Curried Chicken Triangles
- 2 cans (8 oz each) Pillsbury® Crescent Recipe Creations® refrigerated seamless dough sheet
- 1 package (3 oz) cream cheese, softened
- 1 tablespoon milk
- 1 cup finely chopped cooked chicken
- 1/2 cup shredded Cheddar cheese (2 oz)
- 1/4 cup chopped drained water chestnuts (from 8-oz can)
- 3 tablespoons chopped green onions (3 medium)
- 2 teaspoons curry powder
- 1 egg, beaten
- 2 tablespoons chopped almonds
1 Heat oven to 375°F. Spray large cookie sheet with cooking spray. Unroll both cans of dough on work surface; press each to form 12x9-inch rectangle. Cut each into 12 squares.

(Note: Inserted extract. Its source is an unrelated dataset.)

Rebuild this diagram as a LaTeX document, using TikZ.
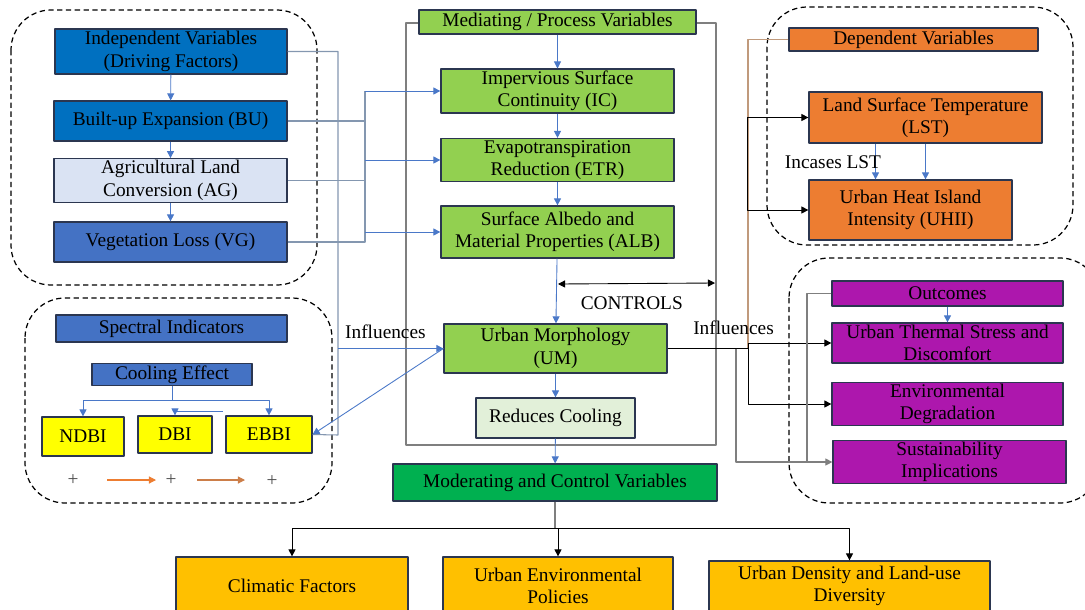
\documentclass[tikz,border=0pt]{standalone}
\usepackage{fontspec}
\setmainfont{Liberation Serif}
\usetikzlibrary{arrows.meta}
\definecolor{edge}{HTML}{2B3650}
\definecolor{dblue}{HTML}{0070C0}
\definecolor{mblue}{HTML}{4472C4}
\definecolor{lblue}{HTML}{DAE3F3}
\definecolor{lgreen}{HTML}{92D050}
\definecolor{pgreen}{HTML}{E2F0D9}
\definecolor{dgreen}{HTML}{00B050}
\definecolor{orng}{HTML}{ED7D31}
\definecolor{purp}{HTML}{AD17AD}
\definecolor{gold}{HTML}{FFC000}
\definecolor{yel}{HTML}{FFFF00}
\definecolor{arrblue}{HTML}{4A78C8}
\definecolor{linkblue}{HTML}{8497B0}
\definecolor{tan}{HTML}{C09A7C}
\definecolor{midgray}{HTML}{7F7F7F}
\begin{document}
\begin{tikzpicture}[x=0.02cm, y=-0.02cm, font=\fontsize{11}{12.8}\selectfont, line join=round, >={Triangle[length=4pt,width=4pt]},
	box/.style={draw=edge, line width=0.7pt, align=center, inner sep=1pt},
	sz/.style 2 args={minimum width=#1*0.02cm, minimum height=#2*0.02cm},
	grp/.style={dash pattern=on 3pt off 2pt, line width=0.7pt, rounded corners=0.8cm},
	barrow/.style={->, draw=arrblue, line width=0.5pt},
	lline/.style={draw=linkblue, line width=0.6pt},
	karrow/.style={->, draw=black, line width=0.5pt},
	garrow/.style={->, draw=midgray, line width=0.6pt},
	oarrow/.style={->, draw=orng, line width=0.6pt}]
	\useasboundingbox (0,0) rectangle (1085,609);
	\clip (0,0) rectangle (1085,609);
	% groups
	\draw[grp] (11,10) rectangle (317,285);
	\draw[grp] (25,298) rectangle (332,503);
	\draw[grp] (767,7) rectangle (1073,245);
	\draw[grp] (789,258) rectangle (1100,503);
	\draw[midgray, line width=0.6pt] (406,23) rectangle (716,445);
	% independent variables
	\node[box, fill=dblue, sz={232}{45}] (indep) at (171,51.5) {Independent Variables\\(Driving Factors)};
	\node[box, fill=dblue, sz={233}{40}] (bu) at (170.5,121) {Built-up Expansion (BU)};
	\node[box, fill=lblue, sz={233}{39}] (ag) at (170.5,180.5) {Agricultural Land\\Conversion (AG)};
	\node[box, fill=mblue, sz={233}{40}] (vg) at (170.5,242) {Vegetation Loss (VG)};
	% spectral indicators
	\node[box, fill=mblue, sz={231}{27}] (spec) at (171.5,328.5) {Spectral Indicators};
	\node[box, fill=mblue, sz={160}{19}] (cool) at (172,374.5) {Cooling Effect};
	\node[box, fill=yel, sz={82}{39}] (ndbi) at (83,436.5) {NDBI};
	\node[box, fill=yel, sz={74}{37}] (dbi) at (175,434.5) {DBI};
	\node[box, fill=yel, sz={86}{37}] (ebbi) at (269,434.5) {EBBI};
	\node[text=black!70] (p1) at (73,480) {+};
	\node[text=black!70] (p2) at (171,480) {+};
	\node[text=black!70] (p3) at (272,481) {+};
	% mediating variables
	\node[box, fill=lgreen, sz={277}{24}] (med) at (557.5,22) {Mediating / Process Variables};
	\node[box, fill=lgreen, sz={233}{40}] (ic) at (557.5,91) {Impervious Surface\\Continuity (IC)};
	\node[box, fill=lgreen, sz={233}{40}] (etr) at (557.5,160) {Evapotranspiration\\Reduction (ETR)};
	\node[box, fill=lgreen, sz={233}{52}] (alb) at (557.5,232) {Surface Albedo and\\Material Properties (ALB)};
	\node[box, fill=lgreen, sz={223}{49}] (um) at (555.5,348.5) {Urban Morphology\\(UM)};
	\node[box, fill=pgreen, sz={159}{40}] (red) at (555.5,418) {Reduces Cooling};
	\node[box, fill=dgreen, sz={324}{37}] (mod) at (555,482.5) {Moderating and Control Variables};
	\node[box, fill=gold, sz={232}{58}] (clim) at (292,586) {Climatic Factors};
	\node[box, fill=gold, sz={230}{58}] (uep) at (558,586) {Urban Environmental\\Policies};
	\node[box, fill=gold, sz={281}{50}] (udl) at (849.5,586) {Urban Density and Land-use\\Diversity};
	% dependent variables
	\node[box, fill=orng, sz={249}{23}] (dep) at (913.5,39.5) {Dependent Variables};
	\node[box, fill=orng, sz={233}{51}] (lst) at (925.5,117.5) {Land Surface Temperature\\(LST)};
	\node[box, fill=orng, sz={203}{60}] (uhii) at (910.5,210) {Urban Heat Island\\Intensity (UHII)};
	% outcomes
	\node[box, fill=purp, sz={231}{25}] (outc) at (947.5,293.5) {Outcomes};
	\node[box, fill=purp, sz={231}{40}] (uts) at (947.5,343) {Urban Thermal Stress and\\Discomfort};
	\node[box, fill=purp, sz={231}{40}] (env) at (947.5,404) {Environmental\\Degradation};
	\node[box, fill=purp, sz={233}{40}] (sus) at (949.5,462) {Sustainability\\Implications};
	% junctions
	\coordinate (jin) at (338,348.5);
	\coordinate (jic) at (365,91);
	\coordinate (jetr) at (365,160);
	\coordinate (jalb) at (365,232);
	\coordinate (jcool) at (172,400);
	\coordinate (jdbi) at (223,411);
	\coordinate (ctla) at (558,284);
	\coordinate (ctlb) at (715,283);
	\coordinate (jout) at (748,348.5);
	\coordinate (jsus) at (736,348.5);
	\coordinate (jdep) at (747,117.5);
	\coordinate (joc) at (807,462);
	\coordinate (jmod) at (555,528);
	% left connectors
	\draw[barrow] (indep) -- (bu);
	\draw[barrow] (bu) -- (ag);
	\draw[barrow] (ag) -- (vg);
	\draw[lline] (indep.east) -| (338,435) -- (ebbi.east);
	\draw[lline] (bu.east) -- (bu.east -| jic);
	\draw[lline] (ag.east) -- (ag.east -| jic);
	\draw[lline] (vg.east) -| (jic);
	\draw[barrow] (jic) -- (ic.west);
	\draw[barrow] (jetr) -- (etr.west);
	\draw[barrow] (jalb) -- (alb.west);
	\draw[barrow] (jin) -- (um.west) node[pos=0.45, above=2pt, black] {Influences};
	\draw[barrow] (um.west) -- (ebbi.east);
	\draw[barrow] (cool.south) -- (jcool) -| (ndbi.north);
	\draw[barrow] (jcool) -| (ebbi.north);
	\draw[barrow] (jdbi) -| (dbi.north);
	\draw[oarrow] (107,480) -- (156,480);
	\draw[oarrow, draw=orng!70!gray] (197,480) -- (245,480);
	% centre connectors
	\draw[barrow] (med) -- (ic);
	\draw[barrow] (ic) -- (etr);
	\draw[barrow] (etr) -- (alb);
	\draw[barrow] (alb) -- (um);
	\draw[barrow] (um) -- (red);
	\draw[barrow] (red) -- (mod);
	\draw[karrow, <->] (ctla) -- (ctlb) node[pos=0.47, below=4pt] {CONTROLS};
	\draw[midgray, line width=0.6pt] (mod.south) -- (jmod);
	\draw[karrow] (jmod) -| (clim.north);
	\draw[karrow] (jmod) -| (uep.north);
	\draw[karrow] (jmod) -| (udl.north);
	% right connectors
	\draw[draw=tan, line width=0.6pt] (dep.west) -| (jout);
	\draw[karrow] (jdep) -- (lst.west);
	\draw[karrow] (jdep) |- (uhii.west);
	\draw[barrow] ([xshift=-1cm]lst.south) -- ([xshift=-1cm]lst.south |- uhii.north);
	\draw[barrow] (lst.south) -- (lst.south |- uhii.north);
	\node (inc) at (833,162) {Incases LST};
	\draw[black, line width=0.5pt] (um.east) -- (jout) node[pos=0.82, above=4pt] {Influences};
	\draw[karrow] (jout) |- (uts.west);
	\draw[karrow] (jout) |- (env.west);
	\draw[garrow, draw=midgray] (jsus) |- (sus.west);
	\draw[midgray, line width=0.6pt] (outc.west) -| (joc);
	\draw[barrow] (outc) -- (uts);
\end{tikzpicture}
\end{document}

2 In medium bowl, beat cream cheese, milk and apricot preserves with electric mixer on medium speed until smooth. Stir in chicken, cheese, water chestnuts, onions and curry powder.
3 Spoon about 1 tablespoon chicken mixture in center of each square. Fold dough over filling; press edges with a fork. Place on cookie sheet. Brush with beaten egg; sprinkle with almonds.
4 Bake 10 to 15 minutes or until deep golden brown.